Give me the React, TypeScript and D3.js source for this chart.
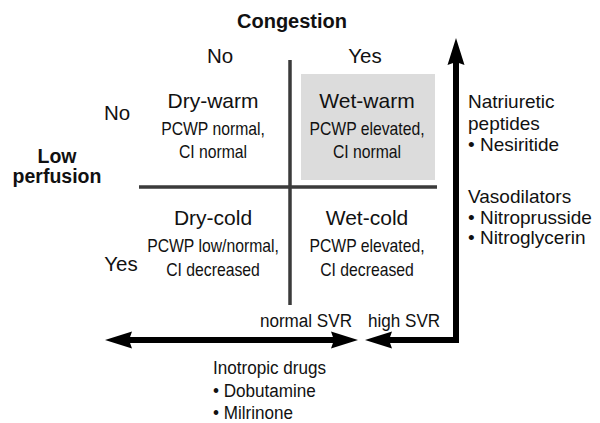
import React from 'react';
import * as d3 from 'd3';

const W = 600;
const H = 423;
const FONT = '"Liberation Sans", Arial, sans-serif';

// quadrant data
const congestion = ['No', 'Yes'];
const perfusion = ['No', 'Yes'];
const quadrantNames = ['Dry-warm', 'Wet-warm', 'Dry-cold', 'Wet-cold'];
const quadrantLines = [
  ['PCWP normal,', 'CI normal'],
  ['PCWP elevated,', 'CI normal'],
  ['PCWP low/normal,', 'CI decreased'],
  ['PCWP elevated,', 'CI decreased'],
];
const highlighted = 'Wet-warm';

// therapy labels
const natriuretic = ['Natriuretic', 'peptides', '• Nesiritide'];
const vasodilators = ['Vasodilators', '• Nitroprusside', '• Nitroglycerin'];
const inotropes = ['Inotropic drugs', '• Dobutamine', '• Milrinone'];
const svrLabels = ['normal SVR', 'high SVR'];

// layout scales
const colX = d3.scalePoint<string>().domain(congestion).range([213, 367]);
const rowY = d3.scalePoint<string>().domain(perfusion).range([108, 225]);
const headX = d3.scalePoint<string>().domain(congestion).range([220, 365]);
const sideY = d3.scalePoint<string>().domain(perfusion).range([120, 271]);

const gridX = d3.scaleLinear().domain([-1, 1]).range([139, 437]);
const gridY = d3.scaleLinear().domain([1, -1]).range([60, 305]);

const line = d3.line<[number, number]>();

function head(tip: [number, number], dir: 'left' | 'right' | 'up') {
  const L = 27;
  const w = 8.5;
  const [x, y] = tip;
  let pts: [number, number][];
  if (dir === 'left') pts = [[x, y], [x + L, y - w], [x + L - 3, y], [x + L, y + w]];
  else if (dir === 'right') pts = [[x, y], [x - L, y - w], [x - L + 3, y], [x - L, y + w]];
  else pts = [[x, y], [x - w, y + L], [x, y + L - 3], [x + w, y + L]];
  return line(pts) + 'Z';
}

// narrow text: regular glyphs squeezed horizontally
function Narrow({ x, y, size, anchor, children }: any) {
  return (
    <text
      transform={`translate(${x},${y}) scale(0.9,1)`}
      fontSize={size}
      textAnchor={anchor || 'start'}
      fill="#111"
    >
      {children}
    </text>
  );
}

export default function App() {
  const arrowY = 340;
  const arrowX = 456;
  return (
    <svg
      width={W}
      height={H}
      viewBox={`0 0 ${W} ${H}`}
      style={{ position: 'absolute', left: 0, top: 0, background: '#fff' }}
      fontFamily={FONT}
    >
      <defs>
        <filter id="soft" x="-10%" y="-10%" width="120%" height="120%">
          <feGaussianBlur stdDeviation="0.6" />
        </filter>
      </defs>
      <rect width={W} height={H} fill="#fff" />

      {/* highlighted quadrant */}
      <rect x={301} y={74} width={134} height={106} fill="#dcdcdc" />

      {/* quadrant cross */}
      <g stroke="#3a3a3a" strokeWidth={3.5} filter="url(#soft)">
        <path d={line([[gridX(0) + 2, gridY(1)], [gridX(0) + 2, gridY(-1)]]) as string} />
        <path d={line([[gridX(-1), gridY(0) + 4.5], [gridX(1), gridY(0) + 4.5]]) as string} />
      </g>

      {/* therapy arrows */}
      <g filter="url(#soft)">
        <path
          d={line([[105 + 20, arrowY], [358 - 20, arrowY]]) as string}
          stroke="#000"
          strokeWidth={6}
          fill="none"
        />
        <path d={head([105, arrowY], 'left')} fill="#000" />
        <path d={head([358, arrowY], 'right')} fill="#000" />
        <path
          d={line([[365 + 20, arrowY], [arrowX, arrowY], [arrowX, 38 + 20]]) as string}
          stroke="#000"
          strokeWidth={6}
          fill="none"
          strokeLinejoin="miter"
        />
        <path d={head([365, arrowY], 'left')} fill="#000" />
        <path d={head([arrowX, 38], 'up')} fill="#000" />
      </g>

      {/* axis titles */}
      <text x={292} y={28} fontSize={20} fontWeight="bold" textAnchor="middle" fill="#111">
        Congestion
      </text>
      <text x={57} y={163} fontSize={19.5} fontWeight="bold" textAnchor="middle" fill="#111">
        Low
      </text>
      <text x={57} y={183} fontSize={19.5} fontWeight="bold" textAnchor="middle" fill="#111">
        perfusion
      </text>

      {congestion.map((c) => (
        <text key={`h${c}`} x={headX(c)} y={63} fontSize={20.5} textAnchor="middle" fill="#111">
          {c}
        </text>
      ))}
      {perfusion.map((p) => (
        <text key={`s${p}`} x={(p === 'No' ? 117 : 121)} y={sideY(p)} fontSize={20.5} textAnchor="middle" fill="#111">
          {p}
        </text>
      ))}

      {/* quadrants */}
      {quadrantNames.map((name, i) => {
        const c = congestion[i % 2];
        const p = perfusion[Math.floor(i / 2)];
        const x = colX(c) as number;
        const y = rowY(p) as number;
        return (
          <g key={name} textAnchor="middle" fill="#111">
            <text x={x} y={y} fontSize={21} fill={name === highlighted ? '#111' : '#111'}>
              {name}
            </text>
            {quadrantLines[i].map((t, j) => (
              <Narrow key={t + j} x={x} y={y + 27 + j * (p === 'No' ? 23 : 24)} size={17.5} anchor="middle">
                {t}
              </Narrow>
            ))}
          </g>
        );
      })}

      {/* right side therapies */}
      {natriuretic.map((t, j) => (
        <text key={t} x={468} y={108 + j * 21.5} fontSize={19} fill="#111">
          {t}
        </text>
      ))}
      {vasodilators.map((t, j) => (
        <text key={t} x={468} y={203 + j * 20.5} fontSize={19} fill="#111">
          {t}
        </text>
      ))}

      {/* SVR labels */}
      <Narrow x={352} y={327} size={19} anchor="end">
        {svrLabels[0]}
      </Narrow>
      <Narrow x={368} y={327} size={19}>
        {svrLabels[1]}
      </Narrow>

      {/* inotropes */}
      {inotropes.map((t, j) => (
        <Narrow key={t} x={213} y={374 + j * 22.5} size={19}>
          {t}
        </Narrow>
      ))}
    </svg>
  );
}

# The exercise
Without the pictures, write out the whole listing above exactly as it appears.

# Written solution
Give me the React, TypeScript and D3.js source for this chart.
import React from 'react';
import * as d3 from 'd3';

const W = 600;
const H = 423;
const FONT = '"Liberation Sans", Arial, sans-serif';

// quadrant data
const congestion = ['No', 'Yes'];
const perfusion = ['No', 'Yes'];
const quadrantNames = ['Dry-warm', 'Wet-warm', 'Dry-cold', 'Wet-cold'];
const quadrantLines = [
  ['PCWP normal,', 'CI normal'],
  ['PCWP elevated,', 'CI normal'],
  ['PCWP low/normal,', 'CI decreased'],
  ['PCWP elevated,', 'CI decreased'],
];
const highlighted = 'Wet-warm';

// therapy labels
const natriuretic = ['Natriuretic', 'peptides', '• Nesiritide'];
const vasodilators = ['Vasodilators', '• Nitroprusside', '• Nitroglycerin'];
const inotropes = ['Inotropic drugs', '• Dobutamine', '• Milrinone'];
const svrLabels = ['normal SVR', 'high SVR'];

// layout scales
const colX = d3.scalePoint<string>().domain(congestion).range([213, 367]);
const rowY = d3.scalePoint<string>().domain(perfusion).range([108, 225]);
const headX = d3.scalePoint<string>().domain(congestion).range([220, 365]);
const sideY = d3.scalePoint<string>().domain(perfusion).range([120, 271]);

const gridX = d3.scaleLinear().domain([-1, 1]).range([139, 437]);
const gridY = d3.scaleLinear().domain([1, -1]).range([60, 305]);

const line = d3.line<[number, number]>();

function head(tip: [number, number], dir: 'left' | 'right' | 'up') {
  const L = 27;
  const w = 8.5;
  const [x, y] = tip;
  let pts: [number, number][];
  if (dir === 'left') pts = [[x, y], [x + L, y - w], [x + L - 3, y], [x + L, y + w]];
  else if (dir === 'right') pts = [[x, y], [x - L, y - w], [x - L + 3, y], [x - L, y + w]];
  else pts = [[x, y], [x - w, y + L], [x, y + L - 3], [x + w, y + L]];
  return line(pts) + 'Z';
}

// narrow text: regular glyphs squeezed horizontally
function Narrow({ x, y, size, anchor, children }: any) {
  return (
    <text
      transform={`translate(${x},${y}) scale(0.9,1)`}
      fontSize={size}
      textAnchor={anchor || 'start'}
      fill="#111"
    >
      {children}
    </text>
  );
}

export default function App() {
  const arrowY = 340;
  const arrowX = 456;
  return (
    <svg
      width={W}
      height={H}
      viewBox={`0 0 ${W} ${H}`}
      style={{ position: 'absolute', left: 0, top: 0, background: '#fff' }}
      fontFamily={FONT}
    >
      <defs>
        <filter id="soft" x="-10%" y="-10%" width="120%" height="120%">
          <feGaussianBlur stdDeviation="0.6" />
        </filter>
      </defs>
      <rect width={W} height={H} fill="#fff" />

      {/* highlighted quadrant */}
      <rect x={301} y={74} width={134} height={106} fill="#dcdcdc" />

      {/* quadrant cross */}
      <g stroke="#3a3a3a" strokeWidth={3.5} filter="url(#soft)">
        <path d={line([[gridX(0) + 2, gridY(1)], [gridX(0) + 2, gridY(-1)]]) as string} />
        <path d={line([[gridX(-1), gridY(0) + 4.5], [gridX(1), gridY(0) + 4.5]]) as string} />
      </g>

      {/* therapy arrows */}
      <g filter="url(#soft)">
        <path
          d={line([[105 + 20, arrowY], [358 - 20, arrowY]]) as string}
          stroke="#000"
          strokeWidth={6}
          fill="none"
        />
        <path d={head([105, arrowY], 'left')} fill="#000" />
        <path d={head([358, arrowY], 'right')} fill="#000" />
        <path
          d={line([[365 + 20, arrowY], [arrowX, arrowY], [arrowX, 38 + 20]]) as string}
          stroke="#000"
          strokeWidth={6}
          fill="none"
          strokeLinejoin="miter"
        />
        <path d={head([365, arrowY], 'left')} fill="#000" />
        <path d={head([arrowX, 38], 'up')} fill="#000" />
      </g>

      {/* axis titles */}
      <text x={292} y={28} fontSize={20} fontWeight="bold" textAnchor="middle" fill="#111">
        Congestion
      </text>
      <text x={57} y={163} fontSize={19.5} fontWeight="bold" textAnchor="middle" fill="#111">
        Low
      </text>
      <text x={57} y={183} fontSize={19.5} fontWeight="bold" textAnchor="middle" fill="#111">
        perfusion
      </text>

      {congestion.map((c) => (
        <text key={`h${c}`} x={headX(c)} y={63} fontSize={20.5} textAnchor="middle" fill="#111">
          {c}
        </text>
      ))}
      {perfusion.map((p) => (
        <text key={`s${p}`} x={(p === 'No' ? 117 : 121)} y={sideY(p)} fontSize={20.5} textAnchor="middle" fill="#111">
          {p}
        </text>
      ))}

      {/* quadrants */}
      {quadrantNames.map((name, i) => {
        const c = congestion[i % 2];
        const p = perfusion[Math.floor(i / 2)];
        const x = colX(c) as number;
        const y = rowY(p) as number;
        return (
          <g key={name} textAnchor="middle" fill="#111">
            <text x={x} y={y} fontSize={21} fill={name === highlighted ? '#111' : '#111'}>
              {name}
            </text>
            {quadrantLines[i].map((t, j) => (
              <Narrow key={t + j} x={x} y={y + 27 + j * (p === 'No' ? 23 : 24)} size={17.5} anchor="middle">
                {t}
              </Narrow>
            ))}
          </g>
        );
      })}

      {/* right side therapies */}
      {natriuretic.map((t, j) => (
        <text key={t} x={468} y={108 + j * 21.5} fontSize={19} fill="#111">
          {t}
        </text>
      ))}
      {vasodilators.map((t, j) => (
        <text key={t} x={468} y={203 + j * 20.5} fontSize={19} fill="#111">
          {t}
        </text>
      ))}

      {/* SVR labels */}
      <Narrow x={352} y={327} size={19} anchor="end">
        {svrLabels[0]}
      </Narrow>
      <Narrow x={368} y={327} size={19}>
        {svrLabels[1]}
      </Narrow>

      {/* inotropes */}
      {inotropes.map((t, j) => (
        <Narrow key={t} x={213} y={374 + j * 22.5} size={19}>
          {t}
        </Narrow>
      ))}
    </svg>
  );
}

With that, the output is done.